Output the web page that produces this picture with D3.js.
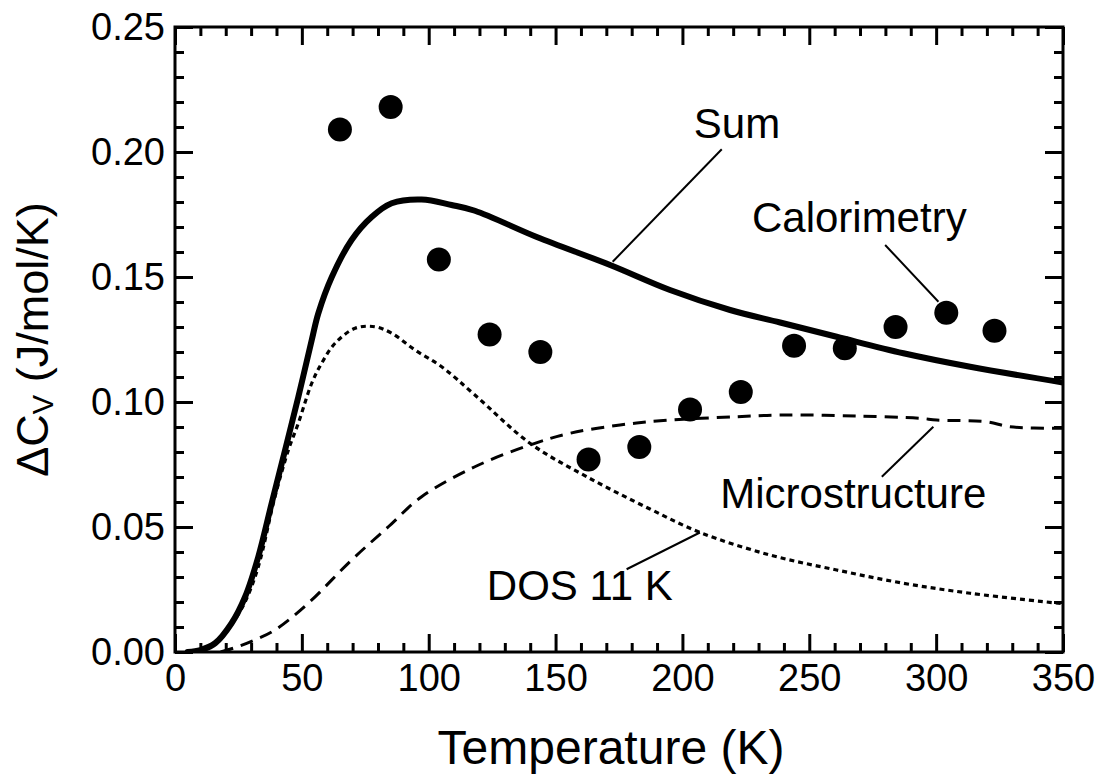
<!DOCTYPE html>
<html>
<head>
<meta charset="utf-8">
<script src="https://cdn.jsdelivr.net/npm/d3@7"></script>
<style>
  html, body { margin: 0; padding: 0; background: #fff; }
  svg { display: block; font-family: "Liberation Sans", Arial, Helvetica, sans-serif; }
</style>
</head>
<body>
<svg id="chart" width="1098" height="777"></svg>
<script>
// Heat capacity difference vs temperature: calorimetry points and model curves
const calT = [65, 85, 104, 124, 144, 163, 183, 203, 223, 244, 264, 284, 304, 323];
const calV = [0.209, 0.218, 0.157, 0.127, 0.120, 0.077, 0.082, 0.097, 0.104, 0.1225, 0.1215, 0.130, 0.1357, 0.1285];

const sumT = [5, 10, 15.8, 22.3, 27.6, 32.8, 38.1, 43.4, 48.6, 53.9, 56.5, 61.8, 69.6, 77.5, 85.4, 97.2, 109, 118.2, 142.6, 171.5, 195.1, 218.8, 238.5, 260.8, 287.1, 313.4, 350];
const sumV = [0.0, 0.0008, 0.0035, 0.0115, 0.022, 0.038, 0.0595, 0.0808, 0.102, 0.1248, 0.1355, 0.150, 0.1648, 0.174, 0.1795, 0.181, 0.1788, 0.1765, 0.166, 0.1548, 0.1448, 0.1368, 0.1318, 0.1261, 0.1195, 0.1141, 0.1078];

const dosT = [5, 10, 15.8, 22.3, 27.6, 32.8, 39.4, 44.7, 48.6, 53.9, 57.8, 63.1, 71, 78.8, 85.4, 94.6, 105.1, 118.2, 139.9, 162.3, 187.2, 207, 234.5, 260.8, 287.1, 313.4, 350];
const dosV = [0.0, 0.0008, 0.0035, 0.011, 0.020, 0.034, 0.0621, 0.0808, 0.0915, 0.1075, 0.1155, 0.1235, 0.1295, 0.1301, 0.1275, 0.1208, 0.1141, 0.1028, 0.0835, 0.0701, 0.0572, 0.0478, 0.0388, 0.0328, 0.0275, 0.0235, 0.0193];

const microT = [18, 25, 31.5, 39.4, 52.5, 69.6, 84.1, 97.2, 118.2, 139.9, 155.7, 175.4, 195.1, 221.4, 238.5, 268.7, 293.7, 300.2, 320, 329, 350];
const microV = [0.0, 0.0022, 0.0048, 0.0088, 0.0195, 0.0368, 0.0501, 0.0621, 0.0741, 0.0828, 0.0875, 0.0908, 0.0928, 0.0941, 0.0948, 0.0944, 0.0935, 0.0928, 0.0921, 0.0901, 0.0895];

const xMajor = [0, 50, 100, 150, 200, 250, 300, 350];
const yMajor = [0.00, 0.05, 0.10, 0.15, 0.20, 0.25];

// label text, anchor (T, V) and leader line from (T, V) to (T, V)
const labels = ["Sum", "Calorimetry", "Microstructure", "DOS 11 K"];
const labelAt = [[204.5, 0.2056], [227.4, 0.1680], [214.9, 0.0576], [122.9, 0.0208]];
const leaders = [
  [[215.5, 0.2011], [172.5, 0.1561]],
  [[279.9, 0.1628], [300.9, 0.1401]],
  [[298.9, 0.0901], [278.6, 0.0701]],
  [[206.9, 0.0478], [178.0, 0.0331]]
];

const svg = d3.select("#chart");
const margin = { left: 175, top: 27, right: 35, bottom: 125 };
const W = 1098 - margin.left - margin.right;
const H = 777 - margin.top - margin.bottom;

const x = d3.scaleLinear().domain([0, 350]).range([0, W]);
const y = d3.scaleLinear().domain([0, 0.25]).range([H, 0]);

const g = svg.append("g").attr("transform", `translate(${margin.left},${margin.top})`);

const minorX = d3.range(0, 351, 10).filter(v => v % 50 !== 0);
const minorY = d3.range(0, 26, 1).filter(v => v % 5 !== 0).map(v => v / 100);

function styleAxis(sel) {
  sel.select(".domain").remove();
  sel.selectAll(".tick line").attr("stroke", "#000").attr("stroke-width", 3);
  sel.selectAll(".tick text").attr("fill", "#000").attr("font-size", 38)
     .attr("font-family", "'Liberation Sans', Arial, sans-serif");
}

// bottom axis (labelled) and minor ticks
g.append("g").attr("transform", `translate(0,${H})`)
  .call(d3.axisBottom(x).tickValues(xMajor).tickFormat(d3.format("d")).tickSize(-18).tickPadding(12))
  .call(styleAxis);
g.append("g").attr("transform", `translate(0,${H})`)
  .call(d3.axisBottom(x).tickValues(minorX).tickFormat("").tickSize(-9))
  .call(styleAxis);
// top mirror
g.append("g")
  .call(d3.axisTop(x).tickValues(xMajor).tickFormat("").tickSize(-18))
  .call(styleAxis);
g.append("g")
  .call(d3.axisTop(x).tickValues(minorX).tickFormat("").tickSize(-9))
  .call(styleAxis);
// left axis
g.append("g")
  .call(d3.axisLeft(y).tickValues(yMajor).tickFormat(d3.format(".2f")).tickSize(-18).tickPadding(10))
  .call(styleAxis);
g.append("g")
  .call(d3.axisLeft(y).tickValues(minorY).tickFormat("").tickSize(-9))
  .call(styleAxis);
// right mirror
g.append("g").attr("transform", `translate(${W},0)`)
  .call(d3.axisRight(y).tickValues(yMajor).tickFormat("").tickSize(-18))
  .call(styleAxis);
g.append("g").attr("transform", `translate(${W},0)`)
  .call(d3.axisRight(y).tickValues(minorY).tickFormat("").tickSize(-9))
  .call(styleAxis);

// frame
g.append("rect").attr("x", 0).attr("y", 0).attr("width", W).attr("height", H)
  .attr("fill", "none").attr("stroke", "#000").attr("stroke-width", 3);

const line = d3.line().x(d => x(d[0])).y(d => y(d[1])).curve(d3.curveCatmullRom.alpha(0.5));
const zip = (a, b) => a.map((v, i) => [v, b[i]]);

g.append("clipPath").attr("id", "plotclip")
  .append("rect").attr("x", 0).attr("y", 0).attr("width", W).attr("height", H);
const plot = g.append("g").attr("clip-path", "url(#plotclip)");

plot.append("path").datum(zip(microT, microV)).attr("d", line)
  .attr("fill", "none").attr("stroke", "#000").attr("stroke-width", 3)
  .attr("stroke-dasharray", "13,8");
plot.append("path").datum(zip(dosT, dosV)).attr("d", line)
  .attr("fill", "none").attr("stroke", "#000").attr("stroke-width", 3.2)
  .attr("stroke-dasharray", "5,4");
plot.append("path").datum(zip(sumT, sumV)).attr("d", line)
  .attr("fill", "none").attr("stroke", "#000").attr("stroke-width", 6)
  .attr("stroke-linejoin", "round").attr("stroke-linecap", "round");

plot.selectAll("circle.cal").data(zip(calT, calV)).enter().append("circle")
  .attr("class", "cal")
  .attr("cx", d => x(d[0])).attr("cy", d => y(d[1])).attr("r", 12)
  .attr("fill", "#000");

// annotations
g.selectAll("line.leader").data(leaders).enter().append("line")
  .attr("class", "leader")
  .attr("x1", d => x(d[0][0])).attr("y1", d => y(d[0][1]))
  .attr("x2", d => x(d[1][0])).attr("y2", d => y(d[1][1]))
  .attr("stroke", "#000").attr("stroke-width", 2);

g.selectAll("text.note").data(labels).enter().append("text")
  .attr("class", "note")
  .attr("x", (d, i) => x(labelAt[i][0])).attr("y", (d, i) => y(labelAt[i][1]))
  .attr("font-size", 42).attr("fill", "#000")
  .text(d => d);

// axis titles
svg.append("text")
  .attr("x", margin.left + W / 2 - 8).attr("y", 764)
  .attr("text-anchor", "middle").attr("font-size", 48).attr("fill", "#000")
  .text("Temperature (K)");

const yt = svg.append("text")
  .attr("transform", `translate(48,${margin.top + H / 2}) rotate(-90)`)
  .attr("text-anchor", "middle").attr("font-size", 45).attr("fill", "#000");
yt.append("tspan").text("\u0394C");
yt.append("tspan").attr("font-size", 29).attr("dy", 5).text("V");
yt.append("tspan").attr("dy", -5).text(" (J/mol/K)");
</script>
</body>
</html>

* * *

Repeat, word for word and with no pictures, only the lines running from the beginning of the data to the line that contains "0.130, 0.1357, 0.1285];".

Output the web page that produces this picture with D3.js.
<!DOCTYPE html>
<html>
<head>
<meta charset="utf-8">
<script src="https://cdn.jsdelivr.net/npm/d3@7"></script>
<style>
  html, body { margin: 0; padding: 0; background: #fff; }
  svg { display: block; font-family: "Liberation Sans", Arial, Helvetica, sans-serif; }
</style>
</head>
<body>
<svg id="chart" width="1098" height="777"></svg>
<script>
// Heat capacity difference vs temperature: calorimetry points and model curves
const calT = [65, 85, 104, 124, 144, 163, 183, 203, 223, 244, 264, 284, 304, 323];
const calV = [0.209, 0.218, 0.157, 0.127, 0.120, 0.077, 0.082, 0.097, 0.104, 0.1225, 0.1215, 0.130, 0.1357, 0.1285];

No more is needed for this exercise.